:: Dataset excerpts ::
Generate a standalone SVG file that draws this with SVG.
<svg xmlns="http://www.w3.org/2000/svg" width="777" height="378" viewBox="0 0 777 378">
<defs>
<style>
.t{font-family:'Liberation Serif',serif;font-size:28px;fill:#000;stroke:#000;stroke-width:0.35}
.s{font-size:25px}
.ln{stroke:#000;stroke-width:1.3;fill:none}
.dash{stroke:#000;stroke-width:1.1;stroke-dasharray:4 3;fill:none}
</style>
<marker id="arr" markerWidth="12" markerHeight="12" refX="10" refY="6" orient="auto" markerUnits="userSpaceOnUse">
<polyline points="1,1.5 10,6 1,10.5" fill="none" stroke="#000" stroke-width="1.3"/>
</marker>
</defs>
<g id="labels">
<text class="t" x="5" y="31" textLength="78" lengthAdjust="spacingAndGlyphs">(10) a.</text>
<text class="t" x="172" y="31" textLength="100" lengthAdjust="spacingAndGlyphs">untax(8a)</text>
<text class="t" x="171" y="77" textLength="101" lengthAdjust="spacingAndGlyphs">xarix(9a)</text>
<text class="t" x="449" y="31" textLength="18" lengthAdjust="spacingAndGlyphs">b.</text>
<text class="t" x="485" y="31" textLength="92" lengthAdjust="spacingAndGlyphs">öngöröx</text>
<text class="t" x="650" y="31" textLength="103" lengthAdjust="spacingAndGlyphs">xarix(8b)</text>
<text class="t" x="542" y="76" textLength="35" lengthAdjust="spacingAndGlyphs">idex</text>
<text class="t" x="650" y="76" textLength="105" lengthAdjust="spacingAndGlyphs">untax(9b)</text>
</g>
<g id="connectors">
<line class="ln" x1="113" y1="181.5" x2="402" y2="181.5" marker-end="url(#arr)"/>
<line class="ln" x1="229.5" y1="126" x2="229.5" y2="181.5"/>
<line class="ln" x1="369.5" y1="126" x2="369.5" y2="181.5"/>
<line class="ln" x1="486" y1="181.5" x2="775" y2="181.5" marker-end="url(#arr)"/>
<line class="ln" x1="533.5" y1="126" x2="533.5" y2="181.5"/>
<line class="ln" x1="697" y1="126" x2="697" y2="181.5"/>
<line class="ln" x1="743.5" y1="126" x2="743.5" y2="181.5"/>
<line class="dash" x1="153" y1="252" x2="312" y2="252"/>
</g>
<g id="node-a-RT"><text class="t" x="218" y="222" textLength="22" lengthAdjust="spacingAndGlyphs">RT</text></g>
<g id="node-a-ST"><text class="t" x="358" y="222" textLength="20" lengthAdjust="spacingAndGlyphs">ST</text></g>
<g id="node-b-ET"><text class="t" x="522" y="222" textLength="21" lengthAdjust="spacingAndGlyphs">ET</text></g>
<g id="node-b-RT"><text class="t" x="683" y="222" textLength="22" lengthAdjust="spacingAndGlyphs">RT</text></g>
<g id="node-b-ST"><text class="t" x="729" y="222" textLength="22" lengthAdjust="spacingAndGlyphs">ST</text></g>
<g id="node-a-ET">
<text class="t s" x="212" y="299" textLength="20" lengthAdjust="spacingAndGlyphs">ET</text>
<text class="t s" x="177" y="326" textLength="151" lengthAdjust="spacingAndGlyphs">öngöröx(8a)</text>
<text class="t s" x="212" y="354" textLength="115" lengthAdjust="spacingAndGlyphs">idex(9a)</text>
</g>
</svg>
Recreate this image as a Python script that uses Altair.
:::
— Stated exercise —
Set out every line from the material that contains the string "this".

— Task response —
Generate a standalone SVG file that draws this with SVG.
Recreate this image as a Python script that uses Altair.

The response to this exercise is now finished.